╭─ SUPPLIED MATERIAL
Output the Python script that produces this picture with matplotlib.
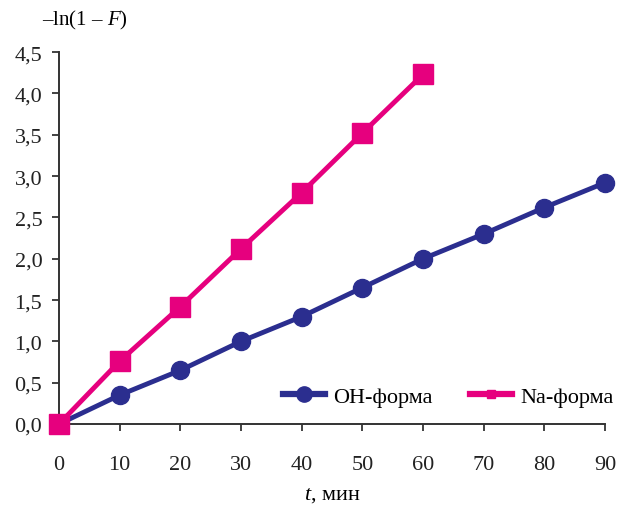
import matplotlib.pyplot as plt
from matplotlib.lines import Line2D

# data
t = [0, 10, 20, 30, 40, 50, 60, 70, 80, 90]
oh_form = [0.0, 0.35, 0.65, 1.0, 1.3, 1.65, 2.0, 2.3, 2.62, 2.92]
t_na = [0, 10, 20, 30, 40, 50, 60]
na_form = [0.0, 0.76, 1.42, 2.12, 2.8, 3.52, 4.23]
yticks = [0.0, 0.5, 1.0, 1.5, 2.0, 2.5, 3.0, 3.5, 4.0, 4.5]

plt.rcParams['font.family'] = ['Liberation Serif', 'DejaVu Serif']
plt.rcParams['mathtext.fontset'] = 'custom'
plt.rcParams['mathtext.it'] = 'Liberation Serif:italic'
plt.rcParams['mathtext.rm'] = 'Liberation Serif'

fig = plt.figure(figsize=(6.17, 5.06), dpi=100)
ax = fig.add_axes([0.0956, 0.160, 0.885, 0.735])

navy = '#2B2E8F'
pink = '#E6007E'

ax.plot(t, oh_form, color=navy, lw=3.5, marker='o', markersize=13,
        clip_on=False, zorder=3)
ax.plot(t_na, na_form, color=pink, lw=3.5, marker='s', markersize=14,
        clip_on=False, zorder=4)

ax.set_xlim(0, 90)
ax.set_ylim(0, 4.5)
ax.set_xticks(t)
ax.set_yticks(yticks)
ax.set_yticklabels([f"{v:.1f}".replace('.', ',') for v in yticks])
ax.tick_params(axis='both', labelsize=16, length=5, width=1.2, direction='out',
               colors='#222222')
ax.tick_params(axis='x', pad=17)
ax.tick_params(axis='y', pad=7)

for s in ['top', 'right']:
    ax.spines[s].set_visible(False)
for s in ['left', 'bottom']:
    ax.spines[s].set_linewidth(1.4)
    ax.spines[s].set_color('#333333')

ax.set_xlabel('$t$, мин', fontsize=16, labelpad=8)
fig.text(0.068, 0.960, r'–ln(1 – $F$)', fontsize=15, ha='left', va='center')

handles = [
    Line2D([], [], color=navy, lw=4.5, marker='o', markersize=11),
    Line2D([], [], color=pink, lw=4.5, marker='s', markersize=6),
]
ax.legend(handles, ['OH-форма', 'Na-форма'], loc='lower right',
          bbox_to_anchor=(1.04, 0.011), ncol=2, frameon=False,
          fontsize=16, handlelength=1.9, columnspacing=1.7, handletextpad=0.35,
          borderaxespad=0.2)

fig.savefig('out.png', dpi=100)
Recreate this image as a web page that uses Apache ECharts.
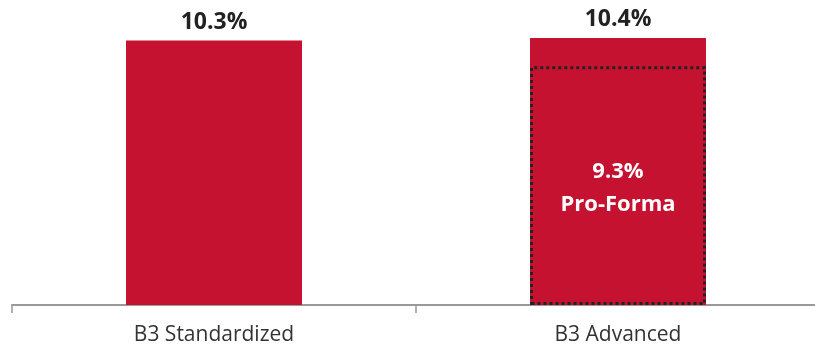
╰─
Tally the lines above containing "that". Answer with the count only.

▶ _RESPONSE FOR THIS EXERCISE_
2